[Data records start]

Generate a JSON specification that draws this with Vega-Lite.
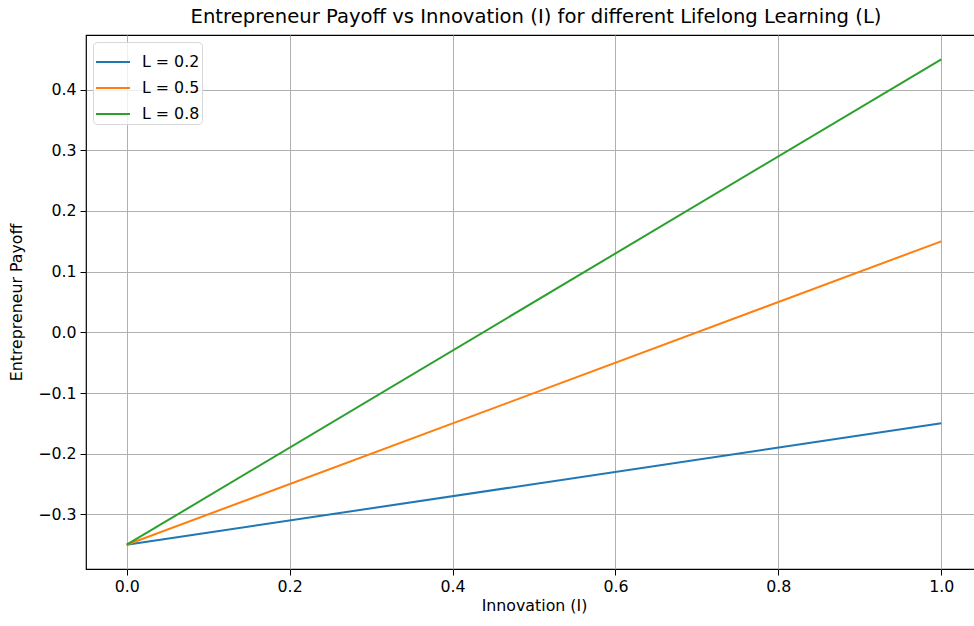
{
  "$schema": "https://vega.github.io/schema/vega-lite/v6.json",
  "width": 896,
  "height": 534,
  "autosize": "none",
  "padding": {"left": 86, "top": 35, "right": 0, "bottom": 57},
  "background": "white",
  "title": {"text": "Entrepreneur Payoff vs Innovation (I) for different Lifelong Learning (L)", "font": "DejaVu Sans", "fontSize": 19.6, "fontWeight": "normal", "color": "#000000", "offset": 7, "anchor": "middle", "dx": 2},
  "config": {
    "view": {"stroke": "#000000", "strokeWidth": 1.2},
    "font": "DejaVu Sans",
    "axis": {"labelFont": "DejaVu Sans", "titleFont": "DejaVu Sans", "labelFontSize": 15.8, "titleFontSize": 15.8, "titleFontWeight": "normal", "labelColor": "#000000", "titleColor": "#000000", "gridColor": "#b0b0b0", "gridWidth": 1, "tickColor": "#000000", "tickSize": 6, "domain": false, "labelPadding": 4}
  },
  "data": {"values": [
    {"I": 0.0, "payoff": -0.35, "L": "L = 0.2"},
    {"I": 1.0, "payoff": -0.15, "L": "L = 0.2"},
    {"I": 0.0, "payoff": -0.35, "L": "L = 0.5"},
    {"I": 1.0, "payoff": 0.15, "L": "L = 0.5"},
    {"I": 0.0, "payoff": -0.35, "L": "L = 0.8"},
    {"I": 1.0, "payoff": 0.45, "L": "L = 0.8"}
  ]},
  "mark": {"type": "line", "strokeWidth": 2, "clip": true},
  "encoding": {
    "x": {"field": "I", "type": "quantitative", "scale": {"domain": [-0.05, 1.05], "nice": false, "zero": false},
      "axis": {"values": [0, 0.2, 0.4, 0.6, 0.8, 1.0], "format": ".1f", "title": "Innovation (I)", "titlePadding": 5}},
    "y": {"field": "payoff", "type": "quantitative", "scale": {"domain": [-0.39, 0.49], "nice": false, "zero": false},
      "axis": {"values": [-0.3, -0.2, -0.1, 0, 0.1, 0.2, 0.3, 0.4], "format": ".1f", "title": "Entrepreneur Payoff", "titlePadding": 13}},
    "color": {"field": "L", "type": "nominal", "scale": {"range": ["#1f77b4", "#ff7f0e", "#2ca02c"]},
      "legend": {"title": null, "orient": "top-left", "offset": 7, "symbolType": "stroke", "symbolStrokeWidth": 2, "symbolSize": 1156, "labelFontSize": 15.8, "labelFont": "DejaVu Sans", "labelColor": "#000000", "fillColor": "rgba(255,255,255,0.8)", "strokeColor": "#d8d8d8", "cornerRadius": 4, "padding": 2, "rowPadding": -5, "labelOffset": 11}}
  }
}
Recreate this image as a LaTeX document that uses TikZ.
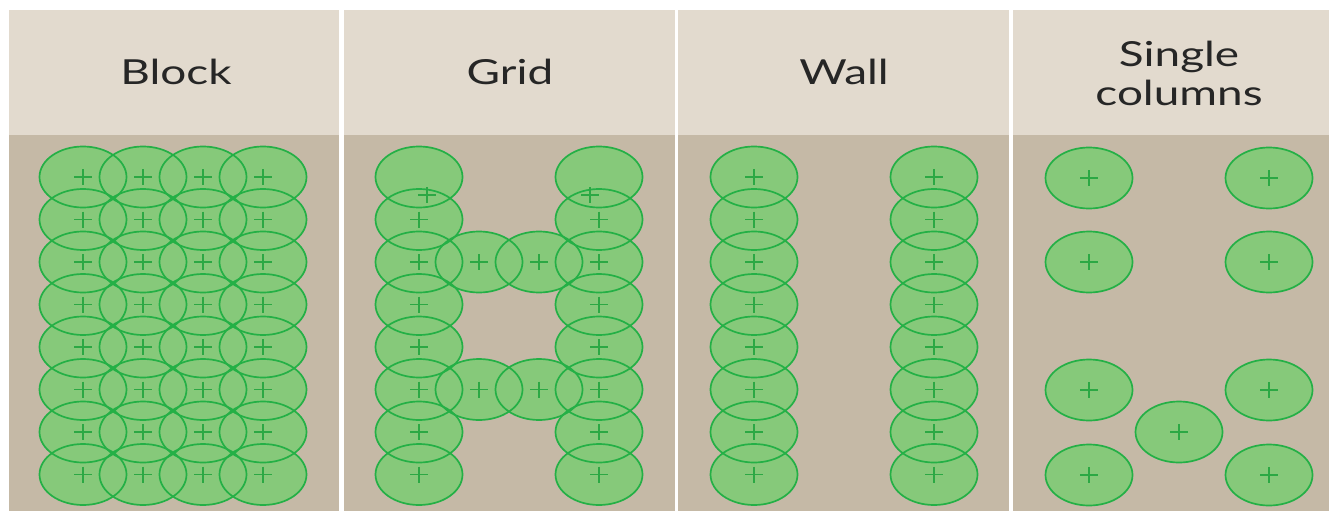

[Data records end]

▸ **Problem to work on**: Repeat verbatim all the material, but not the pictures.

▸ **Answer below**:
Generate a JSON specification that draws this with Vega-Lite.
{
  "$schema": "https://vega.github.io/schema/vega-lite/v6.json",
  "width": 896,
  "height": 534,
  "autosize": "none",
  "padding": {"left": 86, "top": 35, "right": 0, "bottom": 57},
  "background": "white",
  "title": {"text": "Entrepreneur Payoff vs Innovation (I) for different Lifelong Learning (L)", "font": "DejaVu Sans", "fontSize": 19.6, "fontWeight": "normal", "color": "#000000", "offset": 7, "anchor": "middle", "dx": 2},
  "config": {
    "view": {"stroke": "#000000", "strokeWidth": 1.2},
    "font": "DejaVu Sans",
    "axis": {"labelFont": "DejaVu Sans", "titleFont": "DejaVu Sans", "labelFontSize": 15.8, "titleFontSize": 15.8, "titleFontWeight": "normal", "labelColor": "#000000", "titleColor": "#000000", "gridColor": "#b0b0b0", "gridWidth": 1, "tickColor": "#000000", "tickSize": 6, "domain": false, "labelPadding": 4}
  },
  "data": {"values": [
    {"I": 0.0, "payoff": -0.35, "L": "L = 0.2"},
    {"I": 1.0, "payoff": -0.15, "L": "L = 0.2"},
    {"I": 0.0, "payoff": -0.35, "L": "L = 0.5"},
    {"I": 1.0, "payoff": 0.15, "L": "L = 0.5"},
    {"I": 0.0, "payoff": -0.35, "L": "L = 0.8"},
    {"I": 1.0, "payoff": 0.45, "L": "L = 0.8"}
  ]},
  "mark": {"type": "line", "strokeWidth": 2, "clip": true},
  "encoding": {
    "x": {"field": "I", "type": "quantitative", "scale": {"domain": [-0.05, 1.05], "nice": false, "zero": false},
      "axis": {"values": [0, 0.2, 0.4, 0.6, 0.8, 1.0], "format": ".1f", "title": "Innovation (I)", "titlePadding": 5}},
    "y": {"field": "payoff", "type": "quantitative", "scale": {"domain": [-0.39, 0.49], "nice": false, "zero": false},
      "axis": {"values": [-0.3, -0.2, -0.1, 0, 0.1, 0.2, 0.3, 0.4], "format": ".1f", "title": "Entrepreneur Payoff", "titlePadding": 13}},
    "color": {"field": "L", "type": "nominal", "scale": {"range": ["#1f77b4", "#ff7f0e", "#2ca02c"]},
      "legend": {"title": null, "orient": "top-left", "offset": 7, "symbolType": "stroke", "symbolStrokeWidth": 2, "symbolSize": 1156, "labelFontSize": 15.8, "labelFont": "DejaVu Sans", "labelColor": "#000000", "fillColor": "rgba(255,255,255,0.8)", "strokeColor": "#d8d8d8", "cornerRadius": 4, "padding": 2, "rowPadding": -5, "labelOffset": 11}}
  }
}
Recreate this image as a LaTeX document that uses TikZ.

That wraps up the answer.